▶ **WHAT IS NEEDED**:
Only the lines from the one containing "Write the Chart.js code for this chart." through the one containing "const xMin = 1.40, xMax = 1.58;" should be duplicated, exactly as they appear. Pictures are to be left out.

--- begin INPUT FOR THIS TASK ---

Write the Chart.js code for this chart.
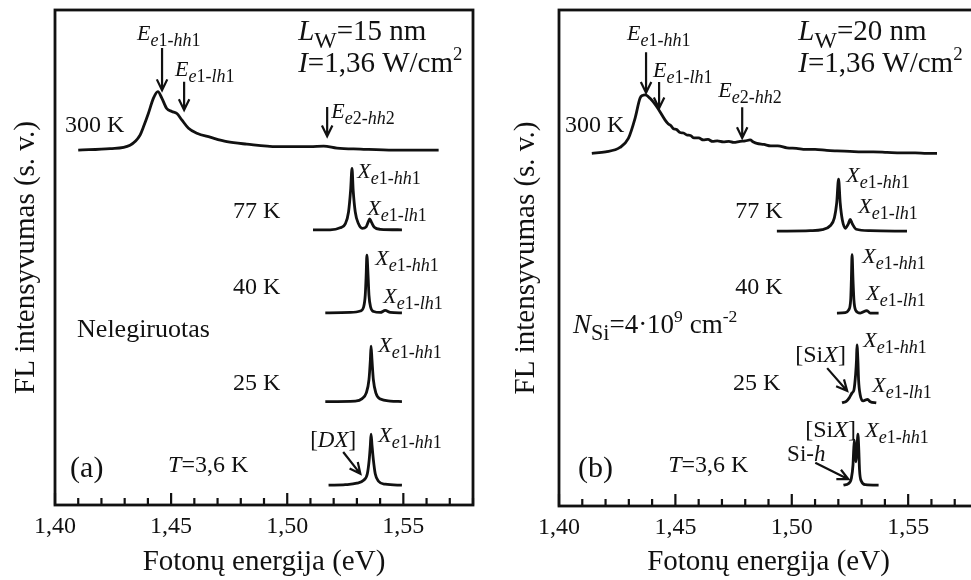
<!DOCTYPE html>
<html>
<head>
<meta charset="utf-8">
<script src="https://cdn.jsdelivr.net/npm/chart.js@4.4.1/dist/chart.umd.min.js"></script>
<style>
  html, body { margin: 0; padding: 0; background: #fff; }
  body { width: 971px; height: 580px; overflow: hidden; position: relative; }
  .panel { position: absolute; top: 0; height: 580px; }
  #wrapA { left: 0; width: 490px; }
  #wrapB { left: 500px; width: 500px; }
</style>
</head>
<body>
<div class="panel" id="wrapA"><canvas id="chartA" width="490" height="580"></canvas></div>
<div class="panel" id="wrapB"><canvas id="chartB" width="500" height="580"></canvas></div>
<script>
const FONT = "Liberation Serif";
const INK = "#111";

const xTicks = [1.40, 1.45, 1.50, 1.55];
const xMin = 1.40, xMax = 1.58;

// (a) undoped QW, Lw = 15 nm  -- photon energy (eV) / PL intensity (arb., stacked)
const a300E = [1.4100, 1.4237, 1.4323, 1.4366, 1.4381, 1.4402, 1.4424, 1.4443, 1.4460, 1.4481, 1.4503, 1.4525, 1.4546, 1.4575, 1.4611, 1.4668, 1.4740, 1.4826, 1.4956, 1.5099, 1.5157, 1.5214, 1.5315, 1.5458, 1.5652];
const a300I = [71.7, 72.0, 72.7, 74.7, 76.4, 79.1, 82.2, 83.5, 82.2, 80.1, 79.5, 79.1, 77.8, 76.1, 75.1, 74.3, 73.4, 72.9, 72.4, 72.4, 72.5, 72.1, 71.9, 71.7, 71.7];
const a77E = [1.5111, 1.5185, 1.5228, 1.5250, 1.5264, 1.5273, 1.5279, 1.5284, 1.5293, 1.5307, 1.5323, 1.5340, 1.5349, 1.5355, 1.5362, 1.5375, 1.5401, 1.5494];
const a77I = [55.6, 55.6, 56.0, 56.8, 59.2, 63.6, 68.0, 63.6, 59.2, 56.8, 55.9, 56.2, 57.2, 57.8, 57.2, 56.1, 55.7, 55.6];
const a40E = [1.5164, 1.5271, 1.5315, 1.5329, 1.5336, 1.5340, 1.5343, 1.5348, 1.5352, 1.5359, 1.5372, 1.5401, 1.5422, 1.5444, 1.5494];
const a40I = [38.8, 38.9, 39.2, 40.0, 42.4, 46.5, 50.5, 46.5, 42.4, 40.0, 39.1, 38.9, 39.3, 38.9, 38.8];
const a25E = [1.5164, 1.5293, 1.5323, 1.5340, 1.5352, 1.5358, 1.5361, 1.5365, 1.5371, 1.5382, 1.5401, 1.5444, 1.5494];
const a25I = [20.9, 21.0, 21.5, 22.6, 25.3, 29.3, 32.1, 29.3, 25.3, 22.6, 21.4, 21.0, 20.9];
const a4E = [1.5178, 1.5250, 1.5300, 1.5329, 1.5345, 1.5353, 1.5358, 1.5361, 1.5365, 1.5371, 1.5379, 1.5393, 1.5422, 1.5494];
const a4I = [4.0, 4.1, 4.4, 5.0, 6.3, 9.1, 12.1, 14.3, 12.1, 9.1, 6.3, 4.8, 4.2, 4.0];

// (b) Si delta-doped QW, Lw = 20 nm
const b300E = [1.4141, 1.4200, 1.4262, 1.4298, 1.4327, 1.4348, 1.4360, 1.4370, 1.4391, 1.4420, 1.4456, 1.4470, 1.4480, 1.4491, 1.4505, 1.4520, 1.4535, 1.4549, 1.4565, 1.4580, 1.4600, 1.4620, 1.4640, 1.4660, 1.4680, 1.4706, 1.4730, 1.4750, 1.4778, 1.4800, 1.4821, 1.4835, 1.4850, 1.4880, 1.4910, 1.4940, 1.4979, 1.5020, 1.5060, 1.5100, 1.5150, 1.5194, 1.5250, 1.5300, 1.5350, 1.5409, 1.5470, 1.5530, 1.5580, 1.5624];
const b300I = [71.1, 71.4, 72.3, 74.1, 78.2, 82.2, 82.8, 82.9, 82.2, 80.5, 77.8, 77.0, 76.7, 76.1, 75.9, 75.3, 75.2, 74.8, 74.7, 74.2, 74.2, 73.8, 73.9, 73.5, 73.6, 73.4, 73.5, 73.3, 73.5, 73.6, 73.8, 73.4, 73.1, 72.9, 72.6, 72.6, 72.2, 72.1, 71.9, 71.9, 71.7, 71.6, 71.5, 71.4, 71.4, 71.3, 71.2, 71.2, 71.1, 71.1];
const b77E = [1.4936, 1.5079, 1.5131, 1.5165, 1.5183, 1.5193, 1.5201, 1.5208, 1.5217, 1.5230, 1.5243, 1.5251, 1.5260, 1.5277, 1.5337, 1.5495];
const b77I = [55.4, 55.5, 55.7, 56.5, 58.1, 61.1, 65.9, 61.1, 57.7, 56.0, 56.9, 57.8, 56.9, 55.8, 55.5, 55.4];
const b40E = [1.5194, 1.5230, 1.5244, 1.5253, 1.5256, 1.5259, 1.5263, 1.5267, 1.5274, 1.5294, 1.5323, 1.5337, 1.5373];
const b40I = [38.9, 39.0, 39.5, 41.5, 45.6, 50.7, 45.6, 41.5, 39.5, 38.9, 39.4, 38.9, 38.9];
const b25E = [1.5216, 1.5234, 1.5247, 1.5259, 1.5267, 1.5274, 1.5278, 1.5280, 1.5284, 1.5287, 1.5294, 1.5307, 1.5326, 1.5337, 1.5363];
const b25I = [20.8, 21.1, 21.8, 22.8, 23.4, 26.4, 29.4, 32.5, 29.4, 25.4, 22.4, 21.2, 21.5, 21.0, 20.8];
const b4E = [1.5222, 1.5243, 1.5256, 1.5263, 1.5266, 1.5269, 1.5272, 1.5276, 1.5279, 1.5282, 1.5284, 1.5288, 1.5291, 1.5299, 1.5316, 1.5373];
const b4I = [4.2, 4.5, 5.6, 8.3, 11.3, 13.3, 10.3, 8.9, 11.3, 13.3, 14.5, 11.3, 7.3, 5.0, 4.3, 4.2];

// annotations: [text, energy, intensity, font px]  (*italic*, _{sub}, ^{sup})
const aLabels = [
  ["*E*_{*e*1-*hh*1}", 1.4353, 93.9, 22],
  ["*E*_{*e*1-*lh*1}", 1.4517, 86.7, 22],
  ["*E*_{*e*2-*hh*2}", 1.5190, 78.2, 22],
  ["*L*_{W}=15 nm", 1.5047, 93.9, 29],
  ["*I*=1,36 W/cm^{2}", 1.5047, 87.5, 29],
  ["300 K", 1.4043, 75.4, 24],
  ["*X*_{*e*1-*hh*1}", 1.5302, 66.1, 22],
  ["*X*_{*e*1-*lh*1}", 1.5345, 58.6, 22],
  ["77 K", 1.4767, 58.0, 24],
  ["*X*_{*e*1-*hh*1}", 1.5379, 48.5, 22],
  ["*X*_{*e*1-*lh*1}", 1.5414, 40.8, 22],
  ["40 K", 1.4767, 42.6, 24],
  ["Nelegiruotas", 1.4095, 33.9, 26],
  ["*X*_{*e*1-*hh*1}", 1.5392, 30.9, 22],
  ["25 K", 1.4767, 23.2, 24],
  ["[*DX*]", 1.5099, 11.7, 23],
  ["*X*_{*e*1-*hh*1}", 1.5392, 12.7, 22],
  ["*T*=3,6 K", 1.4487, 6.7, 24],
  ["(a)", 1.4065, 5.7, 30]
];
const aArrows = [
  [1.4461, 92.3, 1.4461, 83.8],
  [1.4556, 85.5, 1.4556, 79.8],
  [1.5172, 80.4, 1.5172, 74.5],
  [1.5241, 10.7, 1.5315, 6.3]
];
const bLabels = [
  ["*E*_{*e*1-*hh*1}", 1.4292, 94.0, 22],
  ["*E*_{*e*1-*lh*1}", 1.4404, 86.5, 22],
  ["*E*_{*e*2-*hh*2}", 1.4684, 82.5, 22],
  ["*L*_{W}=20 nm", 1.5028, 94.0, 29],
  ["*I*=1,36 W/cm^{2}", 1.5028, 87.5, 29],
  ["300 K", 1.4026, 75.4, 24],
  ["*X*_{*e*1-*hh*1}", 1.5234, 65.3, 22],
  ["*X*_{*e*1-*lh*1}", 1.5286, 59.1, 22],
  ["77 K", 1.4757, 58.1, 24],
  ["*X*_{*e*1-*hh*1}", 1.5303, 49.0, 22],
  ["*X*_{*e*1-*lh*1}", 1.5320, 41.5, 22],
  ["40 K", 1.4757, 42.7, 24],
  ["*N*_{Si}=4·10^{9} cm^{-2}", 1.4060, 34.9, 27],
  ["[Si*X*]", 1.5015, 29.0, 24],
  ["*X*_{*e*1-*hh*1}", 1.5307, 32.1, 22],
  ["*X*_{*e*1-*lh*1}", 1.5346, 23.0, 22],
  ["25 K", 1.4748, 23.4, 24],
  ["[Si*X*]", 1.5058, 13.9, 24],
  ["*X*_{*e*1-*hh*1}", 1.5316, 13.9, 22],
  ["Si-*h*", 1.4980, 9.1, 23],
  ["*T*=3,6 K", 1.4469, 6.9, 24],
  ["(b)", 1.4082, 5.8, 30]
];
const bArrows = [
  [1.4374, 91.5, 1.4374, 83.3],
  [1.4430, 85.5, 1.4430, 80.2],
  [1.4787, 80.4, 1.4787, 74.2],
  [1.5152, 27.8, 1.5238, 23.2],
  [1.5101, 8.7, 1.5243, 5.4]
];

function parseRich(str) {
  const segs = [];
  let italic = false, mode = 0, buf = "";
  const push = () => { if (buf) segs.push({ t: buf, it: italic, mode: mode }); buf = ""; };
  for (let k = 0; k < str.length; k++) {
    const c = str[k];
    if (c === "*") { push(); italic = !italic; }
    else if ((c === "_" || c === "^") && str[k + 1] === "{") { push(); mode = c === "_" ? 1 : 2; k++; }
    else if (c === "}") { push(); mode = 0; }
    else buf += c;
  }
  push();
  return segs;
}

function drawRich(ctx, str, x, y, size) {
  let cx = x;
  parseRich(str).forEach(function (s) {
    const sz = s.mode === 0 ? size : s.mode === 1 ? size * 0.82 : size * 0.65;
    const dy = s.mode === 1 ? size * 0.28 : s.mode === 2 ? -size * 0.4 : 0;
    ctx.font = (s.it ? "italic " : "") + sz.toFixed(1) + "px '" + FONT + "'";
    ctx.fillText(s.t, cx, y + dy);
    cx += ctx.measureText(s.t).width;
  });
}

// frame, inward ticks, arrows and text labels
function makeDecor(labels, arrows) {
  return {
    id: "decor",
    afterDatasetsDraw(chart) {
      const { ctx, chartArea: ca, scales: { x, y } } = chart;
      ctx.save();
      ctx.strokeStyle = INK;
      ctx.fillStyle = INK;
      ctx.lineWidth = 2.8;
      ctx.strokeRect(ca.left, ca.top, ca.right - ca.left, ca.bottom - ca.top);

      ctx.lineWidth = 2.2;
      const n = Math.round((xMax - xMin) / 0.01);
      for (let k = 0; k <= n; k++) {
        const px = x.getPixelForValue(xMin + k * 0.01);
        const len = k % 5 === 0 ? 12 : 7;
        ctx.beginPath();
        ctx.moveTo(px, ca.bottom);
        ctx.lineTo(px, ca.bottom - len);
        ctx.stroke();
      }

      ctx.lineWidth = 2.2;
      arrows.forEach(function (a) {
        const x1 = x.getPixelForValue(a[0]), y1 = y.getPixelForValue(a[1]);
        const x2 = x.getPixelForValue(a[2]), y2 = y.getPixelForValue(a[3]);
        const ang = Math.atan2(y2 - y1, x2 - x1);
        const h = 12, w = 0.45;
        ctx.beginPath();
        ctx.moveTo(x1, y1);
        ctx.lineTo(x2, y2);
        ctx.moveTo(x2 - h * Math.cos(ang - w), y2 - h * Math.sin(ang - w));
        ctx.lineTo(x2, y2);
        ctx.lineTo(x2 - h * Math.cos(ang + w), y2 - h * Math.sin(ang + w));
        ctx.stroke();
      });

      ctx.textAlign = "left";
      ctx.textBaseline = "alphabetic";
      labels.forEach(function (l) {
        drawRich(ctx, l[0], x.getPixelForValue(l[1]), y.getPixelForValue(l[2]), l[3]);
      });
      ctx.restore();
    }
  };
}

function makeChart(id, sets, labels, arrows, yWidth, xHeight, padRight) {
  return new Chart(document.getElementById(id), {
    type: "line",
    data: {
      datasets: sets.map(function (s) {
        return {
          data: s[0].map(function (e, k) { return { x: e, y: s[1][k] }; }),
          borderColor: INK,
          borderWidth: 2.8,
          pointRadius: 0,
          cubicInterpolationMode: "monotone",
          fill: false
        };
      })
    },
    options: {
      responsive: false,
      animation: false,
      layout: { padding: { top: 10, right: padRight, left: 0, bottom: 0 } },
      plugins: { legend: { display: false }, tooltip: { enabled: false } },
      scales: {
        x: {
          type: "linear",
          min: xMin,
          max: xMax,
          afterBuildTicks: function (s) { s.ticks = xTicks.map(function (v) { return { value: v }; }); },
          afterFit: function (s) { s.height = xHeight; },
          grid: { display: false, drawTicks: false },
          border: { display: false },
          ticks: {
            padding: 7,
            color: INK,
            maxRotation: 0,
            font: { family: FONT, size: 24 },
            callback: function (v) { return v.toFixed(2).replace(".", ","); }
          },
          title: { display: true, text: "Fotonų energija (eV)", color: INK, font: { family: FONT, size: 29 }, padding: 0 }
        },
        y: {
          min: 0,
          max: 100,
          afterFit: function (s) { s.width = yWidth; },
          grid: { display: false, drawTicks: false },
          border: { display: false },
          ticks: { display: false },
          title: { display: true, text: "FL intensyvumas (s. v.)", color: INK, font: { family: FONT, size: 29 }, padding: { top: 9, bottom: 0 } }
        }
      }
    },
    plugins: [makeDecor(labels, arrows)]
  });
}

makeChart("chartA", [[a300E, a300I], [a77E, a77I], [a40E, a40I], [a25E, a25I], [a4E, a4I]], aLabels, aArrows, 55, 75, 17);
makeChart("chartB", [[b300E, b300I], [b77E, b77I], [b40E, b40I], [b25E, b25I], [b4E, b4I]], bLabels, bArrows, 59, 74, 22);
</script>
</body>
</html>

--- end INPUT FOR THIS TASK ---
--- begin INPUT FOR THIS TASK ---

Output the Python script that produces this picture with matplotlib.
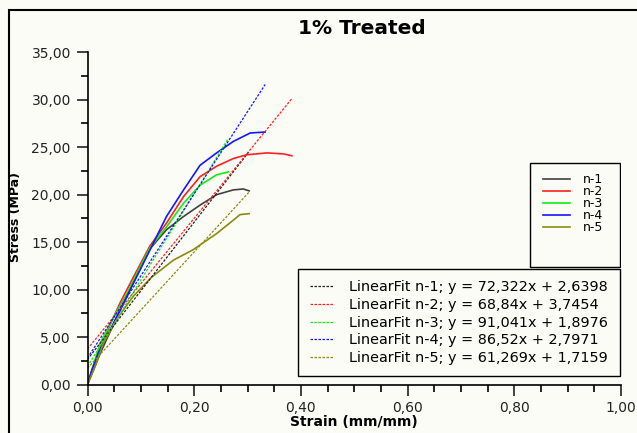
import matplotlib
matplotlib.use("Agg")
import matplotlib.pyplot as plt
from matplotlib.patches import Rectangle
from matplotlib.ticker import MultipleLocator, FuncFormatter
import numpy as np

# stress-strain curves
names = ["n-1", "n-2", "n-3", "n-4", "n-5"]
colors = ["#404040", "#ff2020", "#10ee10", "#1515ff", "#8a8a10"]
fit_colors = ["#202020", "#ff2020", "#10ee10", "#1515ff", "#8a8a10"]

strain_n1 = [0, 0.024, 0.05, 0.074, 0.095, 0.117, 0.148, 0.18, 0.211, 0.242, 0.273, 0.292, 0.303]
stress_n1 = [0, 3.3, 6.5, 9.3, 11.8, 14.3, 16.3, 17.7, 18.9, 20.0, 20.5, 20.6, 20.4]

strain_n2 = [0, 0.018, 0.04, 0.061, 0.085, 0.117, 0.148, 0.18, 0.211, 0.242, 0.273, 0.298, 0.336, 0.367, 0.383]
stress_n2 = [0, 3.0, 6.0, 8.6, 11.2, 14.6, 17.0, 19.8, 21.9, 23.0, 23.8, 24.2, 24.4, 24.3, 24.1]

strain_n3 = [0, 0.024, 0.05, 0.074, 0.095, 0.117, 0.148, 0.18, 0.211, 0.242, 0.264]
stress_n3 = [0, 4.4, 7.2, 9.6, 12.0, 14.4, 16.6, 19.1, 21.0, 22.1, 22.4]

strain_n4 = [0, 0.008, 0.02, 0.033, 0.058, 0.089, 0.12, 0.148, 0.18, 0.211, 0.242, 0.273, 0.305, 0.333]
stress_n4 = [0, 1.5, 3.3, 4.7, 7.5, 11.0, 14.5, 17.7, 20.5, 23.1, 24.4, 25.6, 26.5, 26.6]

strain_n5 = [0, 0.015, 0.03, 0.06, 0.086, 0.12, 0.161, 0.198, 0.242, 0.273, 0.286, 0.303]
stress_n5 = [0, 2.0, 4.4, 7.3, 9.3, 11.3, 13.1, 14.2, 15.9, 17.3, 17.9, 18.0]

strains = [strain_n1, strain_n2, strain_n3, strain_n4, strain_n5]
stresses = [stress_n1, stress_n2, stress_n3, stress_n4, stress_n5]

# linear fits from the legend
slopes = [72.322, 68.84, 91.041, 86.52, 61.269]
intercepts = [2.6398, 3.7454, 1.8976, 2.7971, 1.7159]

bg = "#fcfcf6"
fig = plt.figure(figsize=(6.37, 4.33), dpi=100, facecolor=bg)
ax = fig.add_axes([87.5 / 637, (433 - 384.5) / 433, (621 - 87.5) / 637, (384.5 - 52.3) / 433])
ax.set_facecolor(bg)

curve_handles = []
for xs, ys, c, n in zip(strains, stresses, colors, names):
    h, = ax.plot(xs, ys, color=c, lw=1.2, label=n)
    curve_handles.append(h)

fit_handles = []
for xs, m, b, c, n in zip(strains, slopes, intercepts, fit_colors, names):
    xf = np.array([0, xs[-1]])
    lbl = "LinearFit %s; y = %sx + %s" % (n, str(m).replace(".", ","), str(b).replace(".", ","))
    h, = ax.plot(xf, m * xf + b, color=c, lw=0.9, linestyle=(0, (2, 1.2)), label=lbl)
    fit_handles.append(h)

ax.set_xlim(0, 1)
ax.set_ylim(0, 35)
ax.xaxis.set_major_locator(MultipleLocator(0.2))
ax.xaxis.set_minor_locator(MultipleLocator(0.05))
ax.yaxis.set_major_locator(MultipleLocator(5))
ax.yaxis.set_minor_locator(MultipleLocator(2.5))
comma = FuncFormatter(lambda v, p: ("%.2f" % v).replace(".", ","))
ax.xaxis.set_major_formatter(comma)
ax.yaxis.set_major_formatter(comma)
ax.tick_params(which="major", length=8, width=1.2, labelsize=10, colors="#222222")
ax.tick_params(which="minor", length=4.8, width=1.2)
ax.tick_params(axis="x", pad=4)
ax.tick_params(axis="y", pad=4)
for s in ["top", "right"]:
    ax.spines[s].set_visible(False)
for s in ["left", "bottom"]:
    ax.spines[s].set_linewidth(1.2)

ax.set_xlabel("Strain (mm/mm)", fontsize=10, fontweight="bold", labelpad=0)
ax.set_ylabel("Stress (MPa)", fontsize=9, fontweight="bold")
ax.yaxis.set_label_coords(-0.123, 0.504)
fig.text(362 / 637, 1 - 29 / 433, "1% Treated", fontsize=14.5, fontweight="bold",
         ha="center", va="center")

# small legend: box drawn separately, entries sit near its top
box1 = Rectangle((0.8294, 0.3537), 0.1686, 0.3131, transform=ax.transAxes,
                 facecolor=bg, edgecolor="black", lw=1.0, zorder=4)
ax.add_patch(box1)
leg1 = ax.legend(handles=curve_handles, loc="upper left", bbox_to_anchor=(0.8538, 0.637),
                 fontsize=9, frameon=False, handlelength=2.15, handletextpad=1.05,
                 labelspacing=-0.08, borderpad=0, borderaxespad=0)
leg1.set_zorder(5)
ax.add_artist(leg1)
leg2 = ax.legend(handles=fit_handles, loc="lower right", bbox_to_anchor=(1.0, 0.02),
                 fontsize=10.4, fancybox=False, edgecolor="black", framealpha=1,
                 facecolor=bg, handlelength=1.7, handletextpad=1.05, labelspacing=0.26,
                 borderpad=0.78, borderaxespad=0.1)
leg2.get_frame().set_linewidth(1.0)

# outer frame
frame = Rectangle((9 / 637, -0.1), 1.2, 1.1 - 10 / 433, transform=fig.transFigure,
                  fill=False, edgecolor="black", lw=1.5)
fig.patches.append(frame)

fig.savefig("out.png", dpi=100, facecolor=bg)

--- end INPUT FOR THIS TASK ---

▶ **RESPONSE BELOW**:
Write the Chart.js code for this chart.
<!DOCTYPE html>
<html>
<head>
<meta charset="utf-8">
<script src="https://cdn.jsdelivr.net/npm/chart.js@4.4.1/dist/chart.umd.min.js"></script>
<style>
  html, body { margin: 0; padding: 0; background: #fff; }
  body { width: 971px; height: 580px; overflow: hidden; position: relative; }
  .panel { position: absolute; top: 0; height: 580px; }
  #wrapA { left: 0; width: 490px; }
  #wrapB { left: 500px; width: 500px; }
</style>
</head>
<body>
<div class="panel" id="wrapA"><canvas id="chartA" width="490" height="580"></canvas></div>
<div class="panel" id="wrapB"><canvas id="chartB" width="500" height="580"></canvas></div>
<script>
const FONT = "Liberation Serif";
const INK = "#111";

const xTicks = [1.40, 1.45, 1.50, 1.55];
const xMin = 1.40, xMax = 1.58;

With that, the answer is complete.